Bow Valley Naturalists present:
Wolverine: Why Here and Not There – Mechanisms Influencing distribution in the southern Columbia Mountains
Tuesday February 27th
Banff Seniors Centre (map)
All Welcome, Free admission!
Wolverine are listed both federally and in British Columbia as a conservation concern. These listings are as a result of low population densities and reproductive rates. Identified threats include human disturbance, habitat loss
and fragmentation, caribou decline, mortality from trapping and climate change. In south-eastern British Columbia the current distribution of wolverine is inferred from small and declining fur harvest yields, while in the nearby U.S., populations are at very low levels with wolverine absent from much of the potentially usable habitat. Consequently, an understanding of where wolverine are found and why is essential for effective species conservation in the region.
We used DNA from hair collected at baited trees to detect wolverines in the southern Columbia Mountains from 2012 to 2016. We used our information on wolverine presence and absence to explore potential reasons for where wolverine are found in winter, including climate, food resources, human disturbance and trapping mortality. Understanding the mechanisms driving wolverine presence in the southern Columbia Mountains will allow conservation efforts to focus on critical factors, which should lead to better outcomes. Research into other important questions relating to wolverine conservation is in progress and will be addressed collaboratively using this data in combination with data from Banff and the Rocky Mountain ranges.
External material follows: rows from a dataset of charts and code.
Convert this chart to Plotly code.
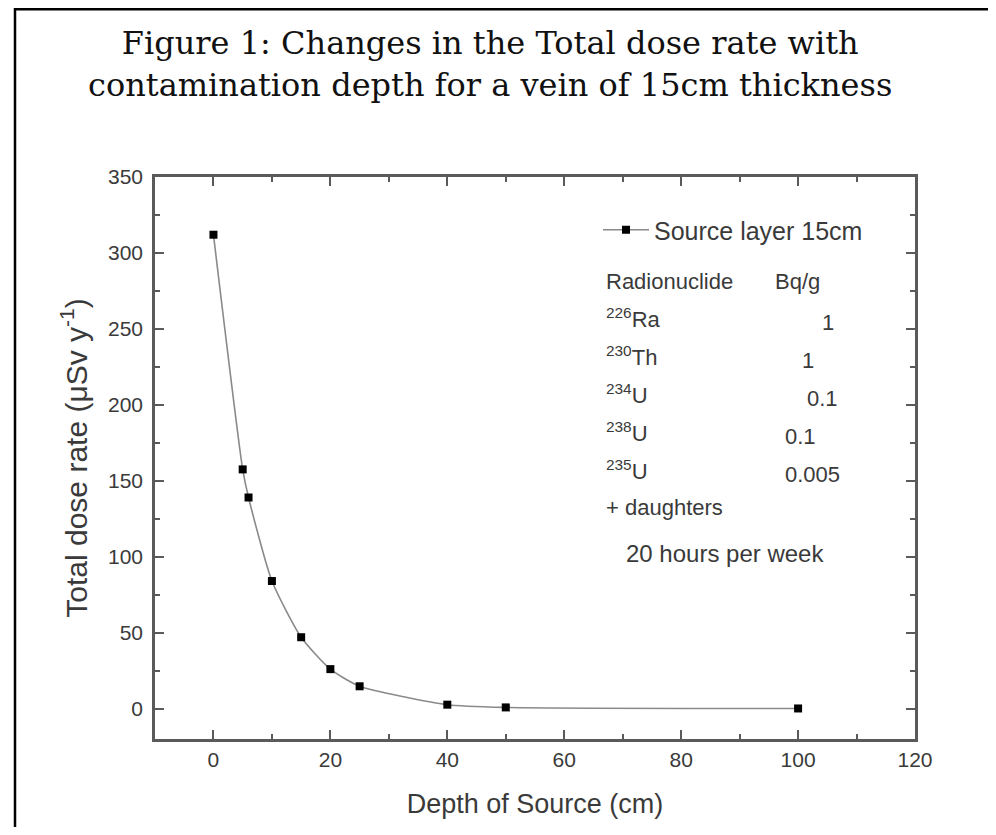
import plotly.graph_objects as go

# Data
depth_cm = [0, 5, 6, 10, 15, 20, 25, 40, 50, 100]
dose_rate = [312, 157.5, 139, 84, 47, 26, 14.7, 2.6, 0.8, 0.1]

x_ticks = [0, 20, 40, 60, 80, 100, 120]
y_ticks = [0, 50, 100, 150, 200, 250, 300, 350]

nuclides = ["<sup>226</sup>Ra", "<sup>230</sup>Th", "<sup>234</sup>U", "<sup>238</sup>U", "<sup>235</sup>U"]
activities = ["1", "1", "0.1", "0.1", "0.005"]

TXT = "#3a3a3a"
AX = "#5a5a5a"
SANS = "Liberation Sans, Arial, sans-serif"

# page offset (body margin) compensation
OFF = 8
L, R, T, B = 155 - OFF, 81, 177 - OFF, 88
W = L + (915 - 155) + R
H = T + (739 - 177) + B

fig = go.Figure()
fig.add_trace(go.Scatter(
    x=depth_cm, y=dose_rate, mode="lines+markers",
    name="Source layer 15cm",
    line=dict(color="#8a8a8a", width=1.6, shape="spline", smoothing=0.6),
    marker=dict(symbol="square", size=8, color="#000000"),
))

axis_common = dict(
    showline=True, linecolor=AX, linewidth=2.5, mirror="ticks",
    ticks="inside", ticklen=9, tickwidth=2, tickcolor=AX,
    showgrid=False, zeroline=False,
    tickfont=dict(family=SANS, size=21, color=TXT),
)

fig.update_xaxes(
    range=[-10, 120], tickvals=x_ticks,
    minor=dict(dtick=10, tick0=0, ticks="inside", ticklen=5, tickwidth=2, tickcolor=AX),
    title=dict(text="Depth of Source (cm)", font=dict(family=SANS, size=27, color=TXT), standoff=25),
    **axis_common,
)
fig.update_yaxes(
    range=[-20, 350], tickvals=y_ticks,
    minor=dict(dtick=25, tick0=0, ticks="inside", ticklen=5, tickwidth=2, tickcolor=AX),
    ticklabelstandoff=5,
    title=dict(text="Total dose rate (μSv y<sup>-1</sup>)", font=dict(family=SANS, size=30, color=TXT), standoff=12),
    **axis_common,
)


def px_x(px):
    return (px - 155) / (915 - 155)


def px_y(py):
    return 1 - (py - 177) / (739 - 177)


annotations = []
annotations.append(dict(
    text="Figure 1: Changes in the Total dose rate with<br>contamination depth for a vein of 15cm thickness",
    x=px_x(490), y=px_y(64), xref="paper", yref="paper", showarrow=False,
    xanchor="center", yanchor="middle",
    font=dict(family="DejaVu Serif, serif", size=32, color="#111111"),
    align="center",
))

ann_font = dict(family=SANS, size=22, color=TXT)
annotations.append(dict(text="Radionuclide", x=px_x(604), y=px_y(281), xref="paper", yref="paper",
                        xanchor="left", yanchor="middle", showarrow=False, font=ann_font))
annotations.append(dict(text="Bq/g", x=px_x(797), y=px_y(281), xref="paper", yref="paper",
                        xanchor="center", yanchor="middle", showarrow=False, font=ann_font))
row_y = [318, 356, 394, 432, 470]
val_x = [828, 808, 822, 800, 812]
for nm, val, ry, vx in zip(nuclides, activities, row_y, val_x):
    annotations.append(dict(text=nm, x=px_x(604), y=px_y(ry), xref="paper", yref="paper",
                            xanchor="left", yanchor="middle", showarrow=False, font=ann_font))
    annotations.append(dict(text=val, x=px_x(vx), y=px_y(ry + 4), xref="paper", yref="paper",
                            xanchor="center", yanchor="middle", showarrow=False, font=ann_font))
annotations.append(dict(text="+ daughters", x=px_x(604), y=px_y(507), xref="paper", yref="paper",
                        xanchor="left", yanchor="middle", showarrow=False, font=ann_font))
annotations.append(dict(text="20 hours per week", x=px_x(725), y=px_y(553), xref="paper", yref="paper",
                        xanchor="center", yanchor="middle", showarrow=False,
                        font=dict(family=SANS, size=24, color=TXT)))

fig.update_layout(
    width=W, height=H,
    margin=dict(l=L, r=R, t=T, b=B),
    paper_bgcolor="white", plot_bgcolor="white",
    showlegend=True,
    legend=dict(x=px_x(598), y=px_y(207), xanchor="left", yanchor="top",
                bgcolor="rgba(0,0,0,0)", font=dict(family=SANS, size=25, color=TXT),
                itemwidth=46),
    annotations=annotations,
    shapes=[
        dict(type="line", xref="paper", yref="paper", x0=px_x(15), x1=px_x(1000),
             y0=px_y(OFF + 1), y1=px_y(OFF + 1), line=dict(color="black", width=3)),
        dict(type="line", xref="paper", yref="paper", x0=px_x(15), x1=px_x(15),
             y0=px_y(OFF), y1=px_y(900), line=dict(color="black", width=2.5)),
    ],
)

fig.write_html("out.html")
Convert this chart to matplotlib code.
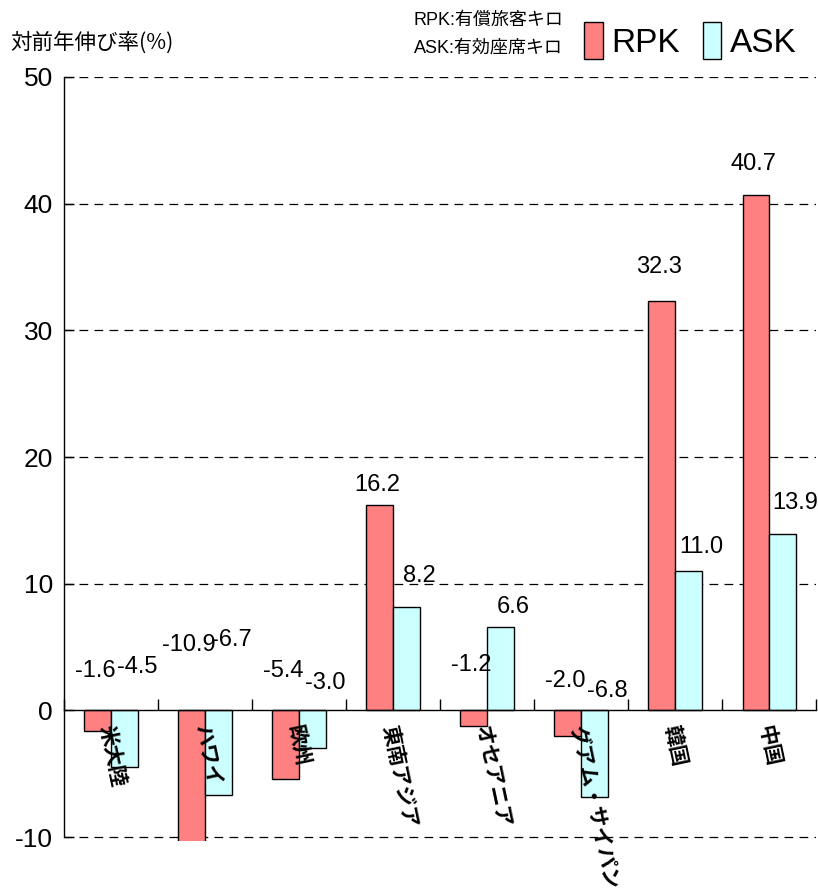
import matplotlib
matplotlib.use("Agg")
import matplotlib.pyplot as plt
from matplotlib import font_manager as fm
import numpy as np

# ---- data ----
categories = ["米大陸", "ハワイ", "欧州", "東南アジア", "オセアニア", "グアム・サイパン", "韓国", "中国"]
rpk = [-1.6, -10.9, -5.4, 16.2, -1.2, -2.0, 32.3, 40.7]
ask = [-4.5, -6.7, -3.0, 8.2, 6.6, -6.8, 11.0, 13.9]
rpk_labels = ["-1.6", "-10.9", "-5.4", "16.2", "-1.2", "-2.0", "32.3", "40.7"]
ask_labels = ["-4.5", "-6.7", "-3.0", "8.2", "6.6", "-6.8", "11.0", "13.9"]
yticks = [-10, 0, 10, 20, 30, 40, 50]

# label placement (y position of value labels, in axis units)
rpk_label_y = [3.1, 5.2, 3.1, 17.8, 3.6, 2.3, 35.0, 43.1]
ask_label_y = [3.4, 5.6, 2.2, 10.6, 8.2, 1.5, 12.9, 16.4]

names = {f.name for f in fm.fontManager.ttflist}
NUM = "Liberation Sans Narrow" if "Liberation Sans Narrow" in names else "Liberation Sans"
JP = "Noto Sans CJK JP"
plt.rcParams["font.family"] = [NUM, JP, "DejaVu Sans"]

RED = "#FF8080"
CYAN = "#CCFFFF"

fig = plt.figure(figsize=(8.18, 8.92), dpi=100)
ax = fig.add_axes([0.0782, 0.0572, 0.9198, 0.9137 - 0.0572])

x = np.arange(len(categories))
w = 0.285
b1 = ax.bar(x - w / 2, rpk, w, color=RED, edgecolor="black", linewidth=1.0, zorder=3, label="RPK")
b2 = ax.bar(x + w / 2, ask, w, color=CYAN, edgecolor="black", linewidth=1.0, zorder=3, label="ASK")

ax.set_xlim(-0.5, len(categories) - 0.5)
ax.set_ylim(-10.3, 50)
ax.set_yticks(yticks)
ax.set_yticklabels([str(v) for v in yticks], fontsize=19, family=[NUM])
ax.tick_params(axis="y", direction="in", length=7, width=1, pad=8)

for v in yticks:
    if v != 0:
        ax.axhline(v, color="black", lw=0.9, ls=(0, (7, 5)), zorder=1)

for s in ["top", "right"]:
    ax.spines[s].set_visible(False)
ax.spines["left"].set_bounds(-10, 50)
ax.spines["left"].set_linewidth(1.0)
ax.spines["bottom"].set_position(("data", 0))
ax.spines["bottom"].set_linewidth(1.0)
ax.spines["bottom"].set_zorder(4)
ax.set_xticks(np.arange(len(categories) + 1) - 0.5)
ax.set_xticklabels([])
ax.tick_params(axis="x", direction="in", length=8, width=1)

# value labels
for i in range(len(categories)):
    ax.text(x[i] - 0.17, rpk_label_y[i], rpk_labels[i], ha="center", va="center",
            fontsize=17, family=[NUM], zorder=5)
    ax.text(x[i] + 0.28, ask_label_y[i], ask_labels[i], ha="center", va="center",
            fontsize=17, family=[NUM], zorder=5)

# category labels
for i, c in enumerate(categories):
    ax.text(x[i] - 0.05, -1.2, c, rotation=-78, rotation_mode="anchor",
            ha="left", va="center", fontsize=15, fontweight="bold",
            family=[JP], zorder=6, clip_on=False)

# y-axis title
fig.text(0.012, 0.952, "対前年伸び率(%)", fontsize=15.5, family=[JP, NUM], ha="left", va="center")

# notes
fig.text(0.506, 0.977, "RPK:有償旅客キロ", fontsize=13, family=[NUM, JP], ha="left", va="center")
fig.text(0.506, 0.946, "ASK:有効座席キロ", fontsize=13, family=[NUM, JP], ha="left", va="center")

leg = fig.legend(handles=[b1, b2], labels=["RPK", "ASK"], loc="upper right",
                 bbox_to_anchor=(1.0, 1.0), ncol=2, frameon=False,
                 prop={"family": [NUM], "size": 24}, handlelength=0.55, handleheight=1.35,
                 handletextpad=0.25, columnspacing=0.7, borderaxespad=0.25)

fig.savefig("out.png", dpi=100)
Andrea spent most of 15 years in the Bow Valley involved in wildlife research, aquatics and fire and vegetation management
. Working on projects that ranged from glacier monitoring to prescribed fire to whitebark pine, damselflies, amphibians, songbirds, and large carnivores she feels grateful to have seen so much of the tapestry of the ecological community in Banff. Most of her work was on cougars, wolves and wildlife corridors and she completed a MSc. at University of Idaho on wolf and cougar interactions in Banff. Her recent work has focused on wolverine in the Columbia Mountains near her current home in Nelson, B.C.